Dustin Huibregtse says
Great argument on both sides, but I am having a hard time with the comment.
I believe you are correct in the fact that the arguments about expensive oil were made forty years ago, but wouldn’t it be true to say that because oil went back down in cost that people backed off of all the research? That people backed away from the information related in this article?
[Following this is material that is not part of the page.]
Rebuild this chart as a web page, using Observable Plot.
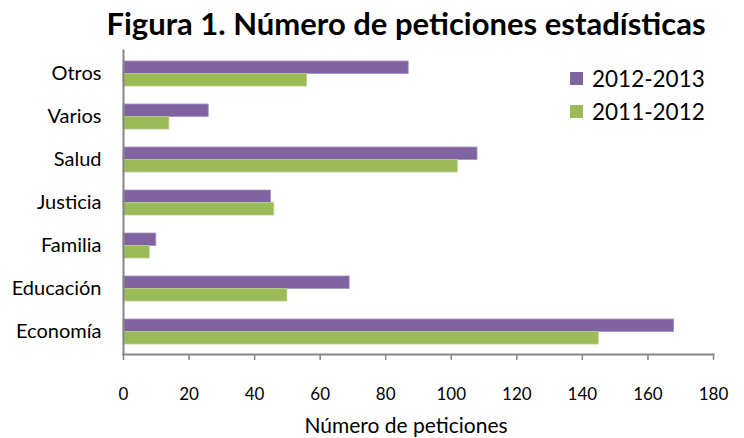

I believe in innovation, and I also believe that the first company to hit the gold mine first as well as the first country to create the most, not alternative, but the next best fuel will be better off. No more paying into the super development of other countries and time to reinvest back home.
Great post Mark!
Bosco says
Oil prices went down because of the incentive to find and drill for more went up leading to an oversupply and stable prices for 30 -35 years. Isn’t it a little less than coincidental during this time 85% of the US was placed off limits to drilling? A move that seems to mirror your argument it is only through high oil prices will there be incentive to research for alternatives. In essence let’s charge the American people 10’s if not 100’s of billions dollars a year in artificially higher prices in order to spur innovation? Well why not eh? Isn’t that what Euro’s do with extremely high gas prices and have been doing? So where is their innovation?
There is no doubt there is a gold mine at the end of the alternative energy rainbow. Why isn’t it incentive enough? You do know the government makes more off oil than the oil companies themselves? You do know the so-called “corporate welfare” for oil companies is countered by ever increasingly numerous and large “tax incentives” for all sorts of alternative schemes. Besides since when has the government been shy about throwing money at pet projects?
Given the above, high Euro gas taxes for the past decades, given the huge payoff of alternative energy substitutes either for auto’s or electrical power, AND government backing why we need to force poor and middle class to artificially pay more then they might otherwise have too while waiting for Messiah Gore and Pelosi to lead out of the darkness?
My own suggestion is, power. Political power. Prolly the 80/20 rule applies. The green movement is 20% ‘green’ and 80% political power.